Psychometric Alignment: Capturing Human Knowledge Distributions via Language Models
Joy He-Yueya, Wanjing Anya Ma, Kanishk Gandhi, Benjamin W. Domingue, Emma Brunskill, Noah D. Goodman
TL;DR
This work tackles the challenge of using language models to mimic human knowledge distributions rather than simply producing correct answers. It introduces psychometric alignment, a metric based on Item Response Theory that quantifies how well LM-derived item difficulties align with human item difficulties by computing the correlation between $b$-parameters across domains. The approach is validated via psychometric simulations and applied to three real-world domains (Eedi, WordBank, Duolingo), revealing substantial misalignment that can be mitigated through persona-based prompting and domain-specific fine-tuning, with smaller models sometimes outperforming larger ones. The results highlight the importance of distribution-focused evaluation for LM-based population simulations and provide practical guidance for improving alignment in educational and policy-relevant applications. This metric can help diagnose representation gaps and inform data collection and model adaptation to better reflect human populations.
Abstract
Language models (LMs) are increasingly used to simulate human-like responses in scenarios where accurately mimicking a population's behavior can guide decision-making, such as in developing educational materials and designing public policies.
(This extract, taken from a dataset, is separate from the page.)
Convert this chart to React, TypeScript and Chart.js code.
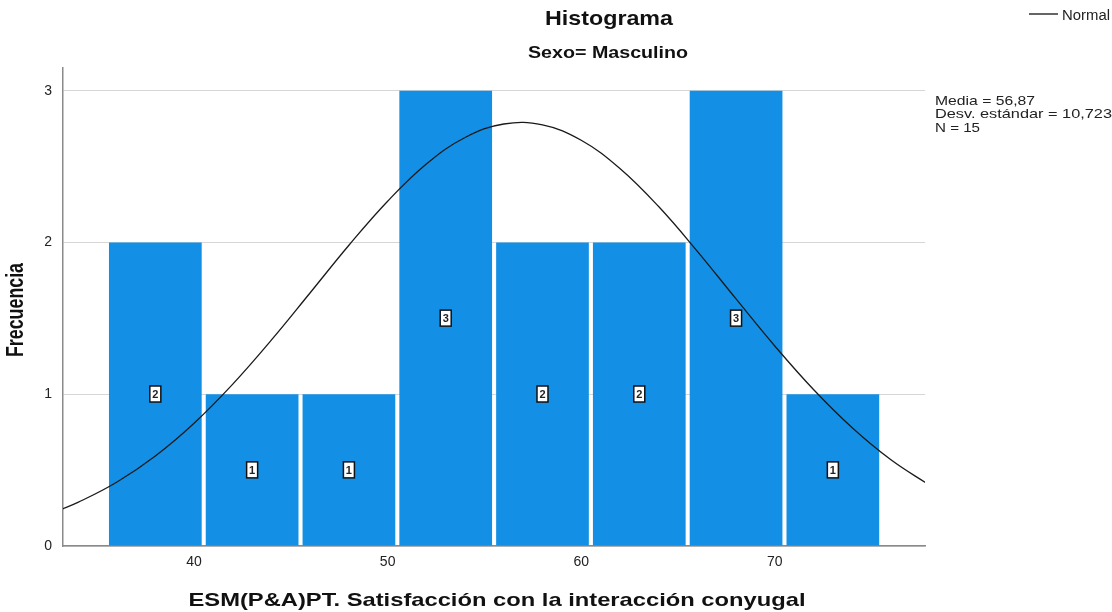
import React, { useEffect, useRef } from "react";
import { Chart, registerables } from "chart.js";

Chart.register(...registerables);

// ---- data ----
const binCenters = [38, 43, 48, 53, 58, 63, 68, 73];
const frequencies = [2, 1, 1, 3, 2, 2, 3, 1];
const normalX = [33, 34, 36, 38, 40, 42, 44, 46, 48, 50, 52, 54, 56, 58, 60, 62, 64, 66, 68, 70, 72, 74, 76, 78];
const normalY = [0.234, 0.287, 0.42, 0.593, 0.809, 1.067, 1.358, 1.669, 1.982, 2.272, 2.517, 2.692, 2.781, 2.775, 2.674, 2.488, 2.237, 1.942, 1.628, 1.318, 1.031, 0.779, 0.568, 0.4];
const xRange = [33.23, 77.76];
const yRange = [0, 3.15];
const xStep = 10;
const yStep = 1;
const statsLines = ["Media = 56,87", "Desv. estándar = 10,723", "N = 15"];
const titleText = "Histograma";
const subtitleText = "Sexo= Masculino";
const xTitleText = "ESM(P&A)PT. Satisfacción con la interacción conyugal";
const yTitleText = "Frecuencia";
const legendLabel = "Normal";

const FONT = "'Liberation Sans', Arial, sans-serif";
const BAR_COLOR = "#1390e6";

function drawFit(
  ctx: CanvasRenderingContext2D,
  text: string,
  x: number,
  y: number,
  font: string,
  width: number,
  align: CanvasTextAlign
) {
  ctx.save();
  ctx.font = font;
  const w = ctx.measureText(text).width;
  ctx.translate(x, y);
  ctx.scale(width / w, 1);
  ctx.textAlign = align;
  ctx.textBaseline = "alphabetic";
  ctx.fillText(text, 0, 0);
  ctx.restore();
}

const decorPlugin = {
  id: "decor",
  afterDatasetsDraw(chart: any) {
    const ctx: CanvasRenderingContext2D = chart.ctx;
    // value boxes in the middle of each bar
    const meta = chart.getDatasetMeta(1);
    meta.data.forEach((el: any, i: number) => {
      const { x, y, base } = el.getProps(["x", "y", "base"], true);
      const cy = (y + base) / 2;
      const bw = 11;
      const bh = 16;
      ctx.save();
      ctx.fillStyle = "#ffffff";
      ctx.fillRect(x - bw / 2, cy - bh / 2, bw, bh);
      ctx.strokeStyle = "#111";
      ctx.lineWidth = 1.5;
      ctx.strokeRect(x - bw / 2, cy - bh / 2, bw, bh);
      ctx.fillStyle = "#222";
      ctx.font = `bold 11px ${FONT}`;
      ctx.textAlign = "center";
      ctx.textBaseline = "middle";
      ctx.fillText(String(frequencies[i]), x, cy + 1);
      ctx.restore();
    });
  },
  afterDraw(chart: any) {
    const ctx: CanvasRenderingContext2D = chart.ctx;
    ctx.save();
    ctx.fillStyle = "#111";
    drawFit(ctx, titleText, 609, 25, `bold 21px ${FONT}`, 128, "center");
    drawFit(ctx, subtitleText, 608, 58, `bold 16px ${FONT}`, 160, "center");
    drawFit(ctx, xTitleText, 497, 606, `bold 19px ${FONT}`, 617, "center");

    // y title, rotated
    ctx.save();
    ctx.font = `bold 18px ${FONT}`;
    const w = ctx.measureText(yTitleText).width;
    ctx.translate(23, 310);
    ctx.rotate(-Math.PI / 2);
    ctx.scale(94 / w, 1.35);
    ctx.textAlign = "center";
    ctx.textBaseline = "alphabetic";
    ctx.fillText(yTitleText, 0, 0);
    ctx.restore();

    // legend
    ctx.strokeStyle = "#111";
    ctx.lineWidth = 1.3;
    ctx.beginPath();
    ctx.moveTo(1029, 14);
    ctx.lineTo(1058, 14);
    ctx.stroke();
    ctx.fillStyle = "#222";
    drawFit(ctx, legendLabel, 1062, 20, `14px ${FONT}`, 48, "left");

    // stats
    const widths = [100, 177, 45];
    const baselines = [105, 118, 131.5];
    statsLines.forEach((t, i) => {
      drawFit(ctx, t, 935, baselines[i], `13px ${FONT}`, widths[i], "left");
    });
    ctx.restore();
  },
};

export default function App() {
  const canvasRef = useRef<HTMLCanvasElement | null>(null);

  useEffect(() => {
    document.body.style.margin = "0";
    const canvas = canvasRef.current;
    if (!canvas) return;
    const chart = new Chart(canvas, {
      type: "bar",
      data: {
        datasets: [
          {
            type: "line",
            label: legendLabel,
            data: normalX.map((x, i) => ({ x, y: normalY[i] })),
            borderColor: "#1a1a1a",
            borderWidth: 1.3,
            pointRadius: 0,
            tension: 0.4,
            fill: false,
            order: 0,
          } as any,
          {
            type: "bar",
            label: "Frecuencia",
            data: binCenters.map((x, i) => ({ x, y: frequencies[i] })),
            backgroundColor: BAR_COLOR,
            borderWidth: 0,
            barPercentage: 1,
            categoryPercentage: 0.958,
            order: 1,
          } as any,
        ],
      },
      options: {
        responsive: false,
        animation: false,
        layout: { padding: { top: 68, right: 187, left: 0, bottom: 0 } },
        plugins: {
          legend: { display: false },
          title: { display: false },
          tooltip: { enabled: false },
        },
        scales: {
          x: {
            type: "linear",
            min: xRange[0],
            max: xRange[1],
            offset: false,
            grid: { display: false, drawTicks: false },
            border: { display: true, color: "#8a8a8a", width: 1.5 },
            ticks: {
              stepSize: xStep,
              includeBounds: false,
              padding: 8,
              maxRotation: 0,
              color: "#222",
              font: { family: FONT, size: 14 },
            },
            afterFit: (s: any) => {
              s.height = 66;
            },
          },
          y: {
            min: yRange[0],
            max: yRange[1],
            grid: { color: "#d6d6d6", lineWidth: 1, drawTicks: false },
            border: { display: true, color: "#8a8a8a", width: 1.5 },
            ticks: {
              stepSize: yStep,
              includeBounds: false,
              padding: 11,
              color: "#222",
              font: { family: FONT, size: 14 },
            },
            afterFit: (s: any) => {
              s.width = 63;
            },
          },
        },
      } as any,
      plugins: [decorPlugin],
    });
    return () => chart.destroy();
  }, []);

  return (
    <canvas
      ref={canvasRef}
      width={1112}
      height={612}
      style={{ position: "fixed", left: 0, top: 0, width: 1112, height: 612 }}
    />
  );
}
The objective of these simulations is for LMs to capture the variations in human responses, rather than merely providing the expected correct answers. Prior work has shown that LMs often generate unrealistically accurate responses, but there are no established metrics to quantify how closely the knowledge distribution of LMs aligns with that of humans. To address this, we introduce "psychometric alignment," a metric that measures the extent to which LMs reflect human knowledge distribution. Assessing this alignment involves collecting responses from both LMs and humans to the same set of test items and using Item Response Theory to analyze the differences in item functioning between the groups. We demonstrate that our metric can capture important variations in populations that traditional metrics, like differences in accuracy, fail to capture. We apply this metric to assess existing LMs for their alignment with human knowledge distributions across three real-world domains. We find significant misalignment between LMs and human populations, though using persona-based prompts can improve alignment. Interestingly, smaller LMs tend to achieve greater psychometric alignment than larger LMs. Further, training LMs on human response data from the target distribution enhances their psychometric alignment on unseen test items, but the effectiveness of such training varies across domains.